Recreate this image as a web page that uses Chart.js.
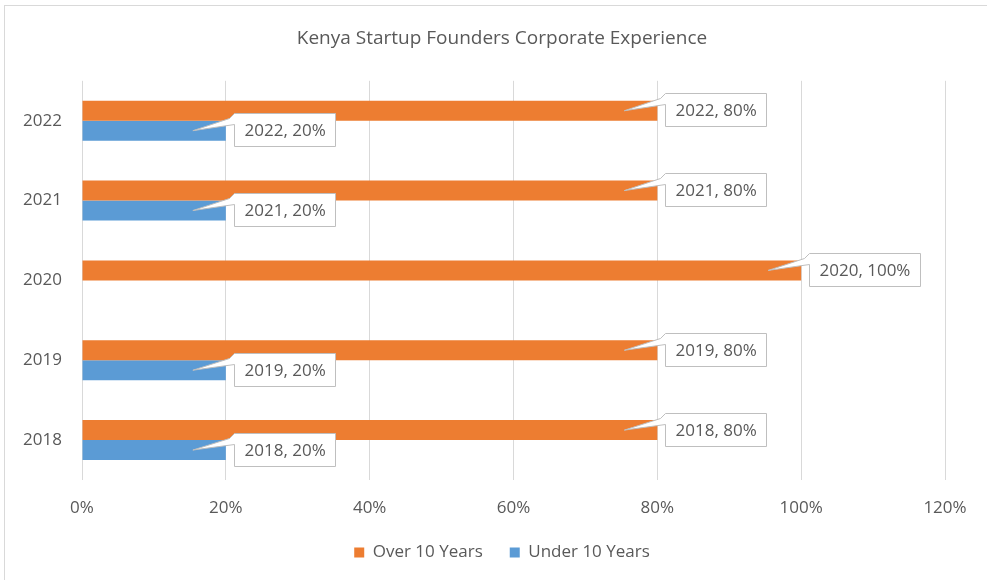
<!DOCTYPE html>
<html>
<head>
<meta charset="utf-8">
<script src="https://cdn.jsdelivr.net/npm/chart.js@4.4.0/dist/chart.umd.min.js"></script>
<style>
  html, body { margin: 0; padding: 0; background: #ffffff; }
  #wrap { position: absolute; left: 0; top: 0; width: 987px; height: 580px; }
</style>
</head>
<body>
<div id="wrap"><canvas id="chart" width="987" height="580"></canvas></div>
<script>
// Chart data
const years = ['2022', '2021', '2020', '2019', '2018'];
const over10Years = [0.8, 0.8, 1.0, 0.8, 0.8];
const under10Years = [0.2, 0.2, null, 0.2, 0.2];
const xTicks = [0, 0.2, 0.4, 0.6, 0.8, 1.0, 1.2];

const TEXT_COLOR = '#595959';
const FONT = "'Open Sans', 'Noto Sans', sans-serif";

function pct(v) {
    return Math.round(v * 100) + '%';
}

// chart frame (light border like the original)
const framePlugin = {
    id: 'frame',
    beforeDraw(chart) {
        const ctx = chart.ctx;
        ctx.save();
        ctx.fillStyle = '#ffffff';
        ctx.fillRect(0, 0, chart.width, chart.height);
        ctx.strokeStyle = '#d9d9d9';
        ctx.lineWidth = 1;
        ctx.strokeRect(4.5, 5.5, chart.width + 20, chart.height + 20);
        ctx.restore();
    }
};

// callout style data labels: "year, value"
const calloutPlugin = {
    id: 'callouts',
    afterDatasetsDraw(chart) {
        const ctx = chart.ctx;
        ctx.save();
        ctx.font = '17px ' + FONT;
        ctx.textBaseline = 'middle';
        ctx.textAlign = 'left';
        chart.data.datasets.forEach((ds, di) => {
            const meta = chart.getDatasetMeta(di);
            meta.data.forEach((bar, i) => {
                const v = ds.data[i];
                if (v === null || v === undefined) return;
                const text = chart.data.labels[i] + ', ' + pct(v);
                const w = ctx.measureText(text).width + 20;
                const h = 33;
                const L = Math.round(bar.x + 8) + 0.5;
                const T = Math.round(bar.y - h / 2) - 0.5;
                const R = L + Math.round(w);
                const B = T + h;
                const tipX = bar.x - 33;
                const tipY = bar.y;
                ctx.beginPath();
                ctx.moveTo(L, T);
                ctx.lineTo(R, T);
                ctx.lineTo(R, B);
                ctx.lineTo(L, B);
                ctx.lineTo(L, T + 11);
                ctx.lineTo(tipX, tipY);
                ctx.lineTo(L - 5, T + 5);
                ctx.closePath();
                ctx.fillStyle = '#ffffff';
                ctx.fill();
                ctx.strokeStyle = '#bfbfbf';
                ctx.lineWidth = 1;
                ctx.stroke();
                ctx.fillStyle = TEXT_COLOR;
                ctx.fillText(text, L + 10, T + h / 2 + 1);
            });
        });
        ctx.restore();
    }
};

const ctx = document.getElementById('chart').getContext('2d');
new Chart(ctx, {
    type: 'bar',
    data: {
        labels: years,
        datasets: [{
            label: 'Over 10 Years',
            data: over10Years,
            backgroundColor: '#ED7D31',
            borderWidth: 0,
            categoryPercentage: 0.5,
            barPercentage: 1.0
        }, {
            label: 'Under 10 Years',
            data: under10Years,
            backgroundColor: '#5B9BD5',
            borderWidth: 0,
            categoryPercentage: 0.5,
            barPercentage: 1.0
        }]
    },
    options: {
        indexAxis: 'y',
        responsive: false,
        animation: false,
        layout: {
            padding: { left: 59, right: 42, top: 0, bottom: 9 }
        },
        scales: {
            x: {
                min: 0,
                max: 1.2,
                afterBuildTicks(scale) {
                    scale.ticks = xTicks.map(v => ({ value: v }));
                },
                afterFit(scale) {
                    scale.height = 37;
                },
                grid: {
                    color: '#d9d9d9',
                    drawTicks: false
                },
                border: { display: false },
                ticks: {
                    padding: 18,
                    color: TEXT_COLOR,
                    font: { family: FONT, size: 17 },
                    callback: v => pct(v)
                }
            },
            y: {
                afterFit(scale) {
                    scale.width = 23;
                    // labels sit in the left padding, don't clip them to the narrow axis box
                    scale._computeLabelArea = () => undefined;
                },
                grid: { display: false, drawTicks: false },
                border: { display: false },
                ticks: {
                    padding: 20,
                    color: TEXT_COLOR,
                    font: { family: FONT, size: 17 }
                }
            }
        },
        plugins: {
            title: {
                display: true,
                text: 'Kenya Startup Founders Corporate Experience',
                color: TEXT_COLOR,
                font: { family: FONT, size: 19, weight: 'normal' },
                padding: { top: 27, bottom: 31 }
            },
            legend: {
                position: 'bottom',
                labels: {
                    boxWidth: 10,
                    boxHeight: 10,
                    padding: 27,
                    color: TEXT_COLOR,
                    font: { family: FONT, size: 17 }
                }
            },
            tooltip: { enabled: false }
        }
    },
    plugins: [framePlugin, calloutPlugin]
});
</script>
</body>
</html>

══════

[Short exercise]: Copy exactly the lines running from the beginning of the listing through the line that has "const xTicks = [0, 0.2, 0.4, 0.6, 0.8, 1.0, 1.2];". Drop the pictures.

[Solution for this exercise]:
Recreate this image as a web page that uses Chart.js.
<!DOCTYPE html>
<html>
<head>
<meta charset="utf-8">
<script src="https://cdn.jsdelivr.net/npm/chart.js@4.4.0/dist/chart.umd.min.js"></script>
<style>
  html, body { margin: 0; padding: 0; background: #ffffff; }
  #wrap { position: absolute; left: 0; top: 0; width: 987px; height: 580px; }
</style>
</head>
<body>
<div id="wrap"><canvas id="chart" width="987" height="580"></canvas></div>
<script>
// Chart data
const years = ['2022', '2021', '2020', '2019', '2018'];
const over10Years = [0.8, 0.8, 1.0, 0.8, 0.8];
const under10Years = [0.2, 0.2, null, 0.2, 0.2];
const xTicks = [0, 0.2, 0.4, 0.6, 0.8, 1.0, 1.2];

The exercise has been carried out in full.